Si nos movemos al otro extremo del espectro ideológico, los detractores de los indultos traen a colación, por ejemplo, el Código penal español de 1822, cuyo articulado prohibía otorgar el perdón a quienes cometieran delitos políticos –entre otros, rebelión o sedición. No obstante, dicho precepto manifiesta la injerencia del legislador liberal en una facultad propia y originaria del gobernante, cuyo único límite está en la ordenación al bien común según la prudencia. Ciertamente, hay infracciones respecto de las que es difícil justificar la remisión del castigo del culpable por razones de concordia, pero sería un craso error racionalista cerrar la puerta por ley a tal posibilidad, como si nunca cupiera.
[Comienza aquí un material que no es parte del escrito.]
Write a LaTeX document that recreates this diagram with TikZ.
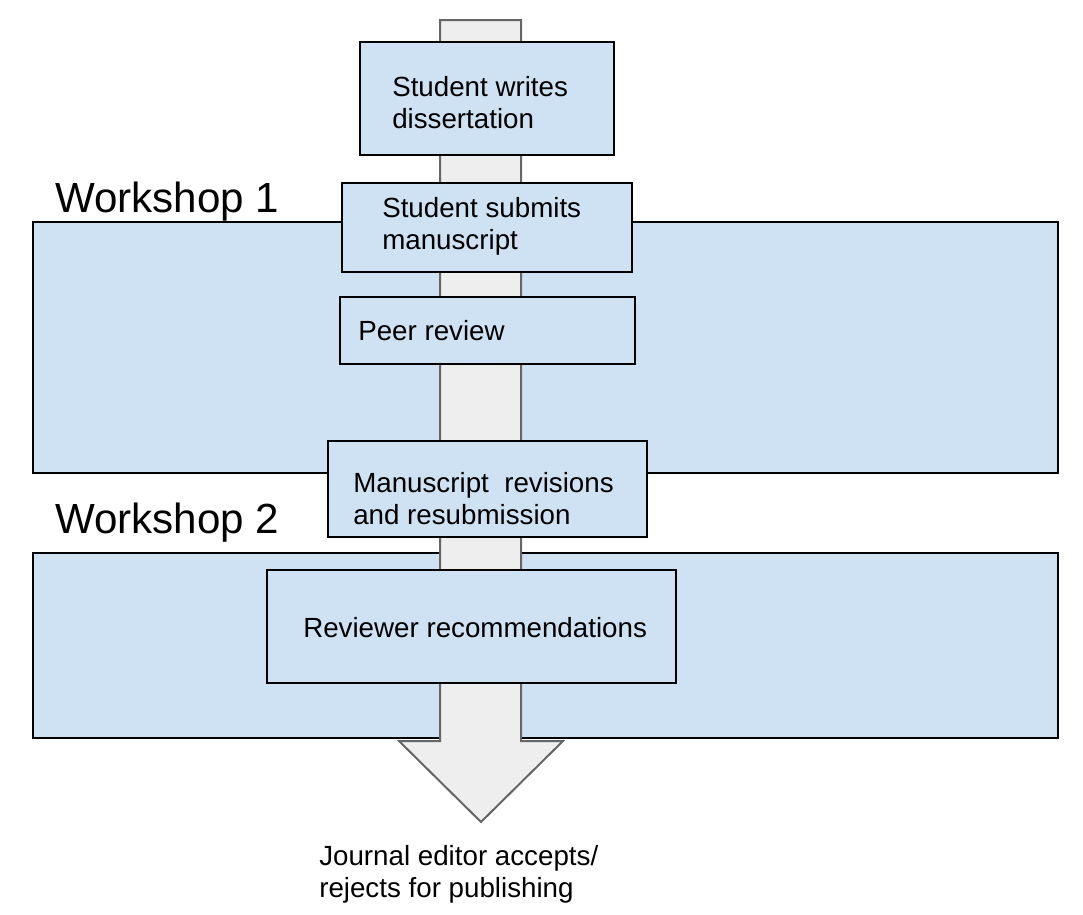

Así como el bien último de la salvación de las almas explica que Dios perdone pecados mortales, de forma análoga cabe entender que el fin de la comunidad política –que es la amistad civil– se logre mediante indulto, en algunos casos de delitos graves contra la patria. Y ahora tampoco vale objetar que el perdón del ofendido no es posible cuando se afecta a la ciudad entera, pues ésta no es persona, como sí lo es Dios. Asumir tal argumento significaría excluir la idea de que la unidad de la polis se manifiesta en su legítimo representante, de igual modo que un padre dispensa a quien agravia a su hijo.
Finalmente, hay voces críticas con la decisión del Gobierno que apelan al carácter anacrónico de la figura: la misericordia no encuentra acomodo en Estados liberales y aconfesionales, donde prima el igualitarismo y los individuos aislados de la masa informe no tienen la condición de súbditos –sujetos a la autoridad del rey– sino de ciudadanos. Tal es el precio de la libertad de los modernos: renunciar al padre de la patria que se apiada del hijo díscolo. Sin embargo, este planteamiento también es falaz: la dignidad intrínseca de la comunidad política y su gobernante no se anulan por el ejercicio torticero del poder; incluidas las decisiones prudentes sobre derecho de gracia en aras de la concordia.